Saturday, May 7, 2005

Clinton, Tennessee

From the Knoxville News-Sentinel of May 7, 2005
Grand jury refuses to indict woman in husband's slaying

The detective said it was murder.

The district attorney general reduced the charge to voluntary manslaughter.

The grand jury cut her loose.

An Anderson County grand jury has refused to indict Tamara Johnson of Heiskell in connection with the shooting death of her husband, Tim Johnson, 46, also of Heiskell.

Grand jurors met Tuesday and considered the case. Their decision not to indict was released Friday.

Tim Johnson died of a single gunshot wound to his lower abdomen following an early-morning shooting April 9 at the Sundown Tavern, a bar the couple operated on Clinton Highway.

When a deputy arrived, Tamara Johnson stepped out of the tavern with gun in hand.

She admitted to the deputy she shot her husband after he hit her several times in the face, according to law enforcement reports.

Detective Danny Bowie's charge of criminal homicide against Tamara Johnson was waived to the grand jury.

But prosecutors asked grand jurors to instead consider a reduced charge of voluntary manslaughter.

That charge alleged Tamara Johnson acted in a "state of passion produced by adequate provocation sufficient to lead a reasonable person to act in an irrational manner.''

Grand jurors thought otherwise. They dismissed the reduced charge.
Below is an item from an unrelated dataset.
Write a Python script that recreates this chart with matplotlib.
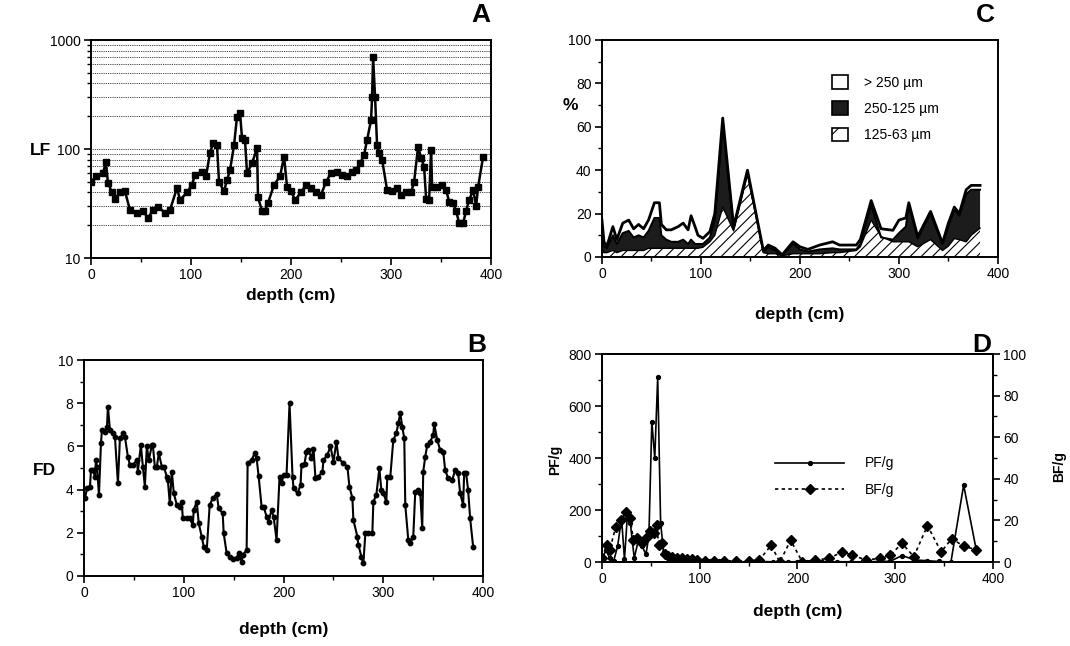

Tamara Johnson had already been freed on a reduced bond of $25,000.

Court documents filed in connection with the couple's stormy relationship over the years depicted Tamara Johnson as the victim of ongoing physical abuse.

Tim Johnson knew where to hit her where the injuries wouldn't show, Tamara Johnson said in an order of protection she took out against her husband last August.
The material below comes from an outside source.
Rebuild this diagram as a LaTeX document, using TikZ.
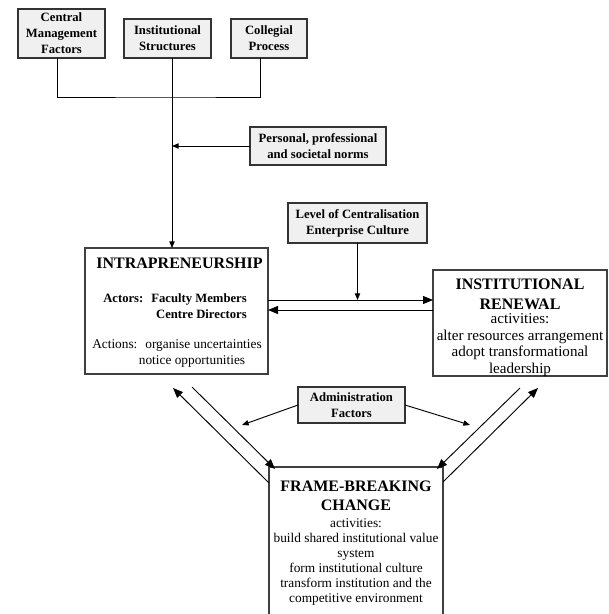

Tamara Johnson said her husband had boasted he learned how to hit her from tips he received during an anger management course he was sentenced to take.

That sentence stemmed from a 2002 domestic assault conviction Tim Johnson netted for an earlier beating of his wife.

Tamara Johnson then had described to deputies a long history of physical abuse at Tim Johnson's hands that she said dated back several years.

She said she had lost several jobs over the years because she was too embarrassed to go to work with the blackened eyes and bruises she received at Tim Johnson's hands.